>> BEGIN Material provided

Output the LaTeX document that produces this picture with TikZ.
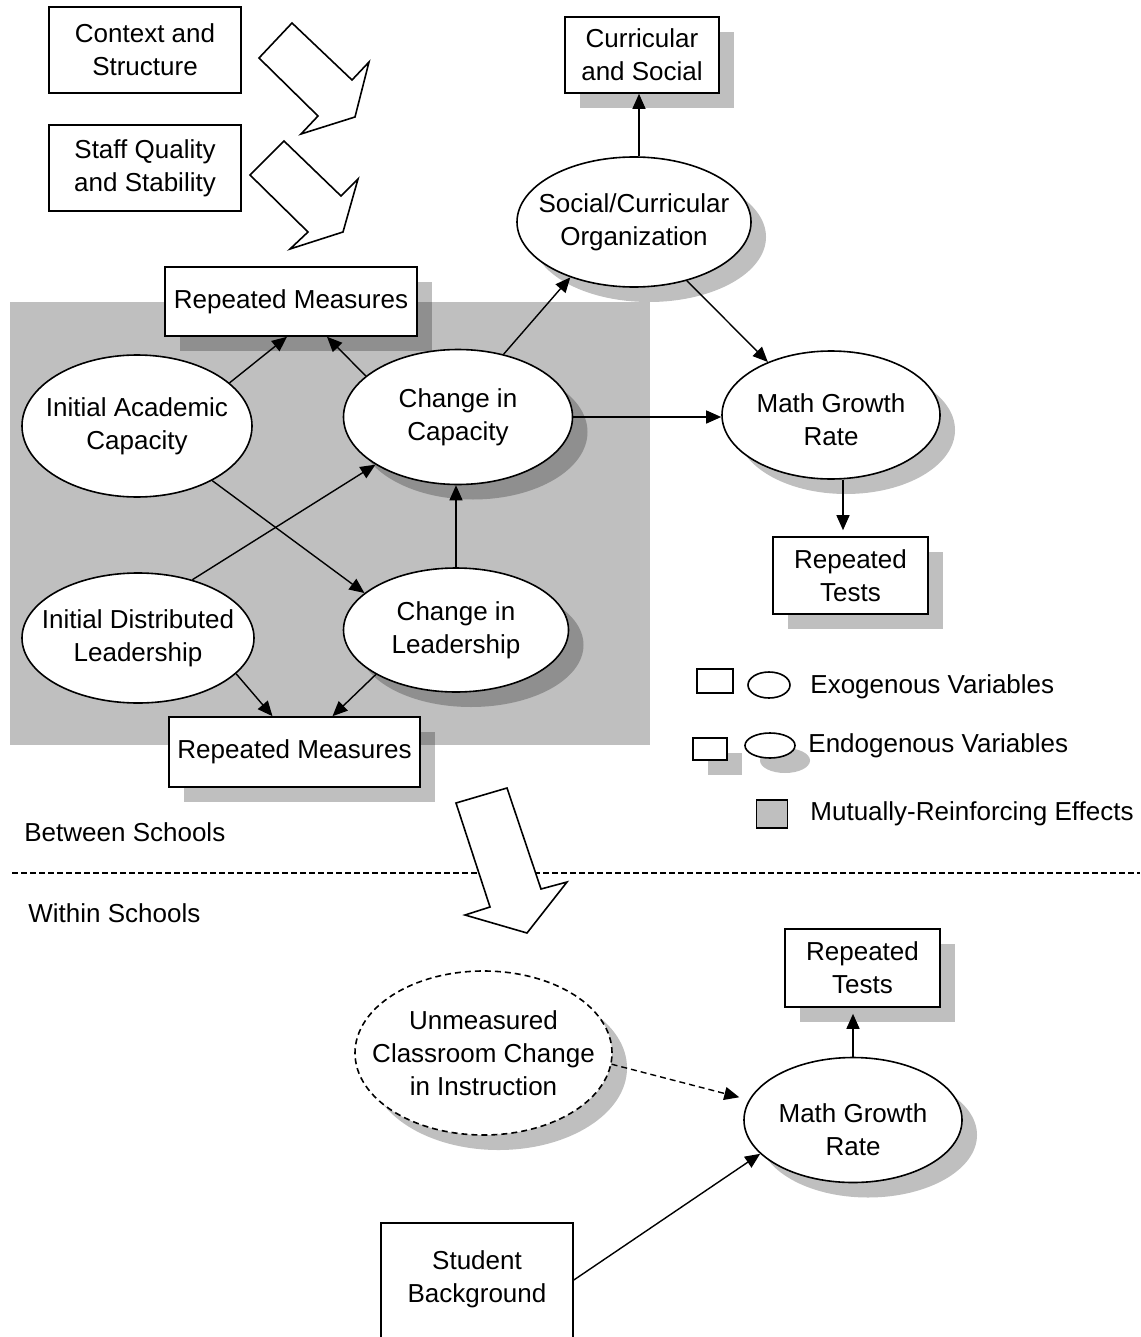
\documentclass[tikz,border=0pt]{standalone}
\usepackage{fontspec}
\setmainfont{Liberation Sans}
\usetikzlibrary{shapes.geometric,shadows,arrows.meta}

\begin{document}
\begin{tikzpicture}[x=0.5pt,y=-0.5pt,
  font=\fontsize{13}{16.5}\selectfont,
  >={Triangle[length=7.5pt,width=6.5pt]},
  conn/.style={->,line width=0.7pt},
  shad/.style={drop shadow={shadow xshift=7.5pt,shadow yshift=-7.5pt,fill=black,opacity=0.25}},
  box/.style={draw,line width=0.8pt,fill=white,inner sep=0pt,align=center},
  ell/.style={ellipse,draw,line width=0.8pt,fill=white,inner sep=0pt},
  blockarrow/.style={draw,line width=0.8pt,fill=white,line join=miter}]
\useasboundingbox (0,0) rectangle (1140,1337);

\fill[black!25] (10,302) rectangle (650,745);

\node[box,minimum width=96pt,minimum height=43pt] (ctx) at (145,50) {Context and\\Structure};
\node[box,minimum width=96pt,minimum height=43pt] (staff) at (145,168) {Staff Quality\\and Stability};
\node[box,shad,minimum width=126pt,minimum height=34.5pt] (rm1) at (291,301.5) {Repeated Measures};
\node[box,shad,minimum width=125.5pt,minimum height=35pt] (rm2) at (294.5,752) {Repeated Measures};
\node[box,shad,minimum width=77pt,minimum height=38pt] (cs) at (642,55) {Curricular\\and Social};
\node[ell,shad,minimum width=117pt,minimum height=65pt,
  label={[align=center]center:Social/Curricular\\Organization}] (sco) at (634,222) {};
\node[ell,minimum width=115pt,minimum height=71pt,
  label={[align=center]center:Initial Academic\\Capacity}] (iac) at (137,426) {};
\node[ell,shad,minimum width=114.5pt,minimum height=67.5pt,
  label={[align=center]center:Change in\\Capacity}] (cic) at (458,417) {};
\node[ell,minimum width=116pt,minimum height=65pt,
  label={[align=center]center:Initial Distributed\\Leadership}] (idl) at (138,638) {};
\node[ell,shad,minimum width=112.5pt,minimum height=62pt,
  label={[align=center]center:Change in\\Leadership}] (cil) at (456,630) {};
\node[ell,shad,minimum width=109pt,minimum height=64pt,
  label={[align=center,yshift=-2.5pt]center:Math Growth\\Rate}] (mgr1) at (831,415) {};
\node[box,shad,minimum width=77.5pt,minimum height=38.5pt] (rt1) at (850.5,575.5) {Repeated\\Tests};

% legend
\node[box,minimum width=18pt,minimum height=12pt] (exr) at (715,681) {};
\node[ell,minimum width=21pt,minimum height=13pt] (exe) at (769,685) {};
\node[anchor=west,inner sep=0pt] (ext) at (810,687) {Exogenous Variables};
\node[box,shad,minimum width=17pt,minimum height=11pt] (enr) at (710,749) {};
\node[ell,shad,minimum width=25pt,minimum height=12.5pt] (ene) at (770,745.5) {};
\node[anchor=west,inner sep=0pt] (ent) at (808,746) {Endogenous Variables};
\node[box,fill=black!25,minimum width=15.5pt,minimum height=14pt] (mrr) at (772,814) {};
\node[anchor=west,inner sep=0pt] (mrt) at (810,814) {Mutually-Reinforcing Effects};

\node[anchor=west,inner sep=0pt] (between) at (24,832) {Between Schools};
\node[anchor=west,inner sep=0pt] (within) at (28,913) {Within Schools};
\draw[dash pattern=on 3pt off 1.5pt,line width=0.7pt] (12,873) -- (1140,873);

\node[box,shad,minimum width=77.5pt,minimum height=39pt] (rt2) at (862.5,968) {Repeated\\Tests};
\node[ell,shad,dash pattern=on 3pt off 2pt,minimum width=128.5pt,minimum height=82pt,
  label={[align=center]center:Unmeasured\\Classroom Change\\in Instruction}] (um) at (483.5,1053) {};
\node[ell,shad,minimum width=109pt,minimum height=62.5pt,
  label={[align=center,yshift=-5pt]center:Math Growth\\Rate}] (mgr2) at (853,1120) {};
\node[box,minimum width=96pt,minimum height=61pt,
  label={[align=center,yshift=2.5pt]center:Student\\Background}] (sb) at (477,1284) {};

\draw[blockarrow] (292,23) -- (352,80) -- (369,62) -- (355,117) -- (301,134) -- (318,116) -- (259,58) -- cycle;
\draw[blockarrow] (284,141) -- (341,196) -- (358,179) -- (343,232) -- (290,249) -- (308,232) -- (250,175) -- cycle;
\draw[blockarrow] (456,803) -- (507,788) -- (541,889) -- (567,882) -- (527,933) -- (465,915) -- (490,907) -- cycle;

\draw[conn] (iac.25) -- ([xshift=-2pt]rm1.south);
\draw[conn] (cic.156) -- ([xshift=18pt]rm1.south);
\draw[conn] (cic.54) -- (sco.221);
\draw[conn] ([xshift=2.5pt]sco.north) -- ([xshift=2.5pt]sco.north |- cs.south);
\draw[conn] (sco.-48) -- (mgr1.140);
\draw[conn] (cic.east) -- (cic.east -| mgr1.west);
\draw[conn] (iac.-36) -- (cil.158);
\draw[conn] (idl.47) -- (cic.210);
\draw[conn] (cil.north) -- (cil.north |- cic.south);
\draw[conn] (idl.-20) -- ([xshift=-11pt]rm2.north);
\draw[conn] (cil.209) -- ([xshift=19pt]rm2.north);
\draw[conn,shorten >=3pt] ([xshift=6pt]mgr1.south) -- ([xshift=6pt]mgr1.south |- rt1.north);
\draw[conn,shorten >=3pt] (mgr2.north) -- (mgr2.north |- rt2.south);
\draw[conn,dash pattern=on 3pt off 2pt,shorten >=5pt] (um.-5) -- (mgr2.169);
\draw[conn] ([yshift=2pt]sb.east) -- (mgr2.200);
\end{tikzpicture}
\end{document}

>> END Material provided

#### What to produce
Skip the pictures, then retype every line above exactly.

#### Reply to the task
Output the LaTeX document that produces this picture with TikZ.
\documentclass[tikz,border=0pt]{standalone}
\usepackage{fontspec}
\setmainfont{Liberation Sans}
\usetikzlibrary{shapes.geometric,shadows,arrows.meta}

\begin{document}
\begin{tikzpicture}[x=0.5pt,y=-0.5pt,
  font=\fontsize{13}{16.5}\selectfont,
  >={Triangle[length=7.5pt,width=6.5pt]},
  conn/.style={->,line width=0.7pt},
  shad/.style={drop shadow={shadow xshift=7.5pt,shadow yshift=-7.5pt,fill=black,opacity=0.25}},
  box/.style={draw,line width=0.8pt,fill=white,inner sep=0pt,align=center},
  ell/.style={ellipse,draw,line width=0.8pt,fill=white,inner sep=0pt},
  blockarrow/.style={draw,line width=0.8pt,fill=white,line join=miter}]
\useasboundingbox (0,0) rectangle (1140,1337);

\fill[black!25] (10,302) rectangle (650,745);

\node[box,minimum width=96pt,minimum height=43pt] (ctx) at (145,50) {Context and\\Structure};
\node[box,minimum width=96pt,minimum height=43pt] (staff) at (145,168) {Staff Quality\\and Stability};
\node[box,shad,minimum width=126pt,minimum height=34.5pt] (rm1) at (291,301.5) {Repeated Measures};
\node[box,shad,minimum width=125.5pt,minimum height=35pt] (rm2) at (294.5,752) {Repeated Measures};
\node[box,shad,minimum width=77pt,minimum height=38pt] (cs) at (642,55) {Curricular\\and Social};
\node[ell,shad,minimum width=117pt,minimum height=65pt,
  label={[align=center]center:Social/Curricular\\Organization}] (sco) at (634,222) {};
\node[ell,minimum width=115pt,minimum height=71pt,
  label={[align=center]center:Initial Academic\\Capacity}] (iac) at (137,426) {};
\node[ell,shad,minimum width=114.5pt,minimum height=67.5pt,
  label={[align=center]center:Change in\\Capacity}] (cic) at (458,417) {};
\node[ell,minimum width=116pt,minimum height=65pt,
  label={[align=center]center:Initial Distributed\\Leadership}] (idl) at (138,638) {};
\node[ell,shad,minimum width=112.5pt,minimum height=62pt,
  label={[align=center]center:Change in\\Leadership}] (cil) at (456,630) {};
\node[ell,shad,minimum width=109pt,minimum height=64pt,
  label={[align=center,yshift=-2.5pt]center:Math Growth\\Rate}] (mgr1) at (831,415) {};
\node[box,shad,minimum width=77.5pt,minimum height=38.5pt] (rt1) at (850.5,575.5) {Repeated\\Tests};

% legend
\node[box,minimum width=18pt,minimum height=12pt] (exr) at (715,681) {};
\node[ell,minimum width=21pt,minimum height=13pt] (exe) at (769,685) {};
\node[anchor=west,inner sep=0pt] (ext) at (810,687) {Exogenous Variables};
\node[box,shad,minimum width=17pt,minimum height=11pt] (enr) at (710,749) {};
\node[ell,shad,minimum width=25pt,minimum height=12.5pt] (ene) at (770,745.5) {};
\node[anchor=west,inner sep=0pt] (ent) at (808,746) {Endogenous Variables};
\node[box,fill=black!25,minimum width=15.5pt,minimum height=14pt] (mrr) at (772,814) {};
\node[anchor=west,inner sep=0pt] (mrt) at (810,814) {Mutually-Reinforcing Effects};

\node[anchor=west,inner sep=0pt] (between) at (24,832) {Between Schools};
\node[anchor=west,inner sep=0pt] (within) at (28,913) {Within Schools};
\draw[dash pattern=on 3pt off 1.5pt,line width=0.7pt] (12,873) -- (1140,873);

\node[box,shad,minimum width=77.5pt,minimum height=39pt] (rt2) at (862.5,968) {Repeated\\Tests};
\node[ell,shad,dash pattern=on 3pt off 2pt,minimum width=128.5pt,minimum height=82pt,
  label={[align=center]center:Unmeasured\\Classroom Change\\in Instruction}] (um) at (483.5,1053) {};
\node[ell,shad,minimum width=109pt,minimum height=62.5pt,
  label={[align=center,yshift=-5pt]center:Math Growth\\Rate}] (mgr2) at (853,1120) {};
\node[box,minimum width=96pt,minimum height=61pt,
  label={[align=center,yshift=2.5pt]center:Student\\Background}] (sb) at (477,1284) {};

\draw[blockarrow] (292,23) -- (352,80) -- (369,62) -- (355,117) -- (301,134) -- (318,116) -- (259,58) -- cycle;
\draw[blockarrow] (284,141) -- (341,196) -- (358,179) -- (343,232) -- (290,249) -- (308,232) -- (250,175) -- cycle;
\draw[blockarrow] (456,803) -- (507,788) -- (541,889) -- (567,882) -- (527,933) -- (465,915) -- (490,907) -- cycle;

\draw[conn] (iac.25) -- ([xshift=-2pt]rm1.south);
\draw[conn] (cic.156) -- ([xshift=18pt]rm1.south);
\draw[conn] (cic.54) -- (sco.221);
\draw[conn] ([xshift=2.5pt]sco.north) -- ([xshift=2.5pt]sco.north |- cs.south);
\draw[conn] (sco.-48) -- (mgr1.140);
\draw[conn] (cic.east) -- (cic.east -| mgr1.west);
\draw[conn] (iac.-36) -- (cil.158);
\draw[conn] (idl.47) -- (cic.210);
\draw[conn] (cil.north) -- (cil.north |- cic.south);
\draw[conn] (idl.-20) -- ([xshift=-11pt]rm2.north);
\draw[conn] (cil.209) -- ([xshift=19pt]rm2.north);
\draw[conn,shorten >=3pt] ([xshift=6pt]mgr1.south) -- ([xshift=6pt]mgr1.south |- rt1.north);
\draw[conn,shorten >=3pt] (mgr2.north) -- (mgr2.north |- rt2.south);
\draw[conn,dash pattern=on 3pt off 2pt,shorten >=5pt] (um.-5) -- (mgr2.169);
\draw[conn] ([yshift=2pt]sb.east) -- (mgr2.200);
\end{tikzpicture}
\end{document}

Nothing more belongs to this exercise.